Voor mij is het woord van 2019 “Samenwerkaccountant”. Als sprake is van verbondenheid mag je hem/haar van mij ook noemen de “Samensterkaccountant”. En sinds de Kersttoespraak 2018 vind je met het thema Samenwerking in de koning een metgezel.
Het vorenstaande, en nog veel meer kun je al lezen en overwegen voor maar drie tientjes. We zijn nog nooit zo dichtbij de verandering geweest. Op naar de (digitale) boekhandel!
Dr Niels van Nieuw Amerongen RA
16 januari 2019
Literatuur:
Molen, R. van der. 2018. De kracht van organisch leiderschap.

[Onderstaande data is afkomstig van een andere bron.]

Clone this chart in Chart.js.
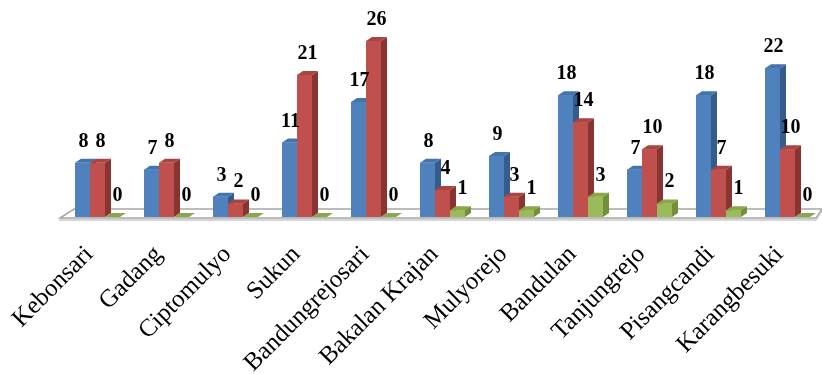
<!DOCTYPE html>
<html lang="en">
<head>
  <meta charset="UTF-8">
  <title>Kelurahan</title>
  <script src="https://cdn.jsdelivr.net/npm/chart.js"></script>
  <style>
    html, body { margin: 0; padding: 0; background: #ffffff; }
    .chart-container { width: 822px; height: 374px; }
  </style>
</head>
<body>
  <div class="chart-container"><canvas id="barChart"></canvas></div>

  <script>
    const kelurahan = ["Kebonsari", "Gadang", "Ciptomulyo", "Sukun", "Bandungrejosari", "Bakalan Krajan",
                       "Mulyorejo", "Bandulan", "Tanjungrejo", "Pisangcandi", "Karangbesuki"];
    const seri1 = [8, 7, 3, 11, 17, 8, 9, 18, 7, 18, 22];
    const seri2 = [8, 8, 2, 21, 26, 4, 3, 14, 10, 7, 10];
    const seri3 = [0, 0, 0, 0, 0, 1, 1, 3, 2, 1, 0];

    const shades = [
      { front: '#4F81BD', side: '#355C8C', top: '#4474AE' },
      { front: '#C0504D', side: '#8A3432', top: '#AA4441' },
      { front: '#9BBB59', side: '#72903A', top: '#88A84A' }
    ];
    const DX = 6, DY = 4;

    // floor plane under the bars
    const floorPlugin = {
      id: 'floor',
      beforeDatasetsDraw(chart) {
        const { ctx, chartArea: a } = chart;
        const fy = a.bottom + 1, by = a.bottom - 8;
        ctx.save();
        ctx.fillStyle = '#ffffff';
        ctx.strokeStyle = '#A6A6A6';
        ctx.lineWidth = 1.5;
        ctx.beginPath();
        ctx.moveTo(a.left - 3, fy);
        ctx.lineTo(a.right - 6, fy);
        ctx.lineTo(a.right, by);
        ctx.lineTo(a.left + 11, by);
        ctx.closePath();
        ctx.fill();
        ctx.stroke();
        ctx.strokeStyle = '#C9C9C9';
        ctx.beginPath();
        ctx.moveTo(a.left - 3, fy);
        ctx.lineTo(a.left - 3, fy + 2);
        ctx.lineTo(a.right - 6, fy + 2);
        ctx.lineTo(a.right, by + 2);
        ctx.stroke();
        ctx.restore();
      }
    };

    // 3D faces + value labels
    const bar3dPlugin = {
      id: 'bar3d',
      afterDatasetsDraw(chart) {
        const ctx = chart.ctx;
        const metas = chart.data.datasets.map((d, i) => chart.getDatasetMeta(i));
        ctx.save();
        for (let j = 0; j < kelurahan.length; j++) {
          metas.forEach((meta, i) => {
            const el = meta.data[j];
            const { x, y, base, width } = el.getProps(['x', 'y', 'base', 'width'], true);
            const l = x - width / 2, r = x + width / 2;
            const s = shades[i];
            ctx.fillStyle = s.side;
            ctx.beginPath();
            ctx.moveTo(r, base); ctx.lineTo(r + DX, base - DY);
            ctx.lineTo(r + DX, y - DY); ctx.lineTo(r, y);
            ctx.closePath(); ctx.fill();
            ctx.fillStyle = s.top;
            ctx.beginPath();
            ctx.moveTo(l, y); ctx.lineTo(r, y);
            ctx.lineTo(r + DX, y - DY); ctx.lineTo(l + DX, y - DY);
            ctx.closePath(); ctx.fill();
            ctx.fillStyle = s.front;
            ctx.fillRect(l, y, width, base - y);
          });
        }
        ctx.fillStyle = '#000000';
        ctx.font = 'bold 20px "Liberation Serif", "Times New Roman", serif';
        ctx.textAlign = 'center';
        ctx.textBaseline = 'alphabetic';
        metas.forEach((meta, i) => {
          meta.data.forEach((el, j) => {
            const { x, y } = el.getProps(['x', 'y'], true);
            const v = chart.data.datasets[i].data[j];
            ctx.fillText(String(v), x + 1 + i * 2, y - 16);
          });
        });
        ctx.restore();
      }
    };

    new Chart(document.getElementById('barChart'), {
      type: 'bar',
      data: {
        labels: kelurahan,
        datasets: [
          { label: 'Seri 1', data: seri1, backgroundColor: shades[0].front },
          { label: 'Seri 2', data: seri2, backgroundColor: shades[1].front },
          { label: 'Seri 3', data: seri3, backgroundColor: shades[2].front }
        ]
      },
      options: {
        responsive: true,
        maintainAspectRatio: false,
        animation: false,
        layout: { padding: { left: 63, right: 0, top: 14, bottom: 0 } },
        datasets: { bar: { categoryPercentage: 0.652, barPercentage: 1 } },
        plugins: {
          legend: { display: false },
          tooltip: { enabled: false }
        },
        scales: {
          x: {
            grid: { display: false },
            border: { display: false },
            ticks: {
              color: '#000000',
              minRotation: 45,
              maxRotation: 45,
              autoSkip: false,
              padding: 15,
              labelOffset: -8,
              font: { family: '"Liberation Serif", "Times New Roman", serif', size: 25 }
            },
            afterFit(scale) {
              scale.height = 157;
              scale.paddingLeft = 0;
              scale.paddingRight = 0;
            }
          },
          y: {
            display: false,
            min: 0,
            max: 30
          }
        }
      },
      plugins: [floorPlugin, bar3dPlugin]
    });
  </script>
</body>
</html>
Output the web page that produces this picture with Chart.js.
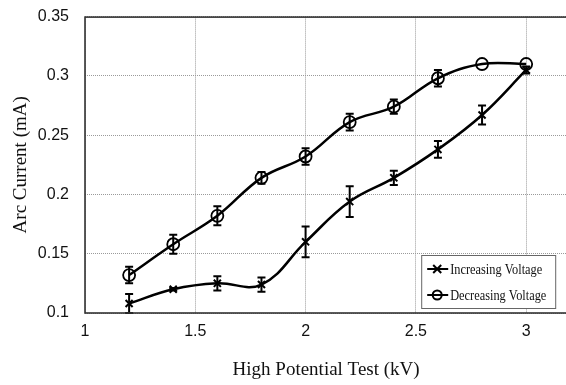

Management Impact.
1) zoals de volgende slogans:
- Kennis is macht, kennis delen is kracht;
- Kennis is macht, maar enthousiasme brengt iets in gang (R. Branson);
- Kennis delen is kennis vermenigvuldigen;
- Coming together is a beginning, keeping together is progress, working together is success (H. Ford);
- Alleen ga je sneller, maar samen kom je verder.
2) Voor de goede orde: ik deel niet in de resultaten uit boekverkopen.
3) Albert Bosch, Ernest Ouwejan en Alex Boxum schreven over het thema kwetsbaarheid een treffende bijdrage.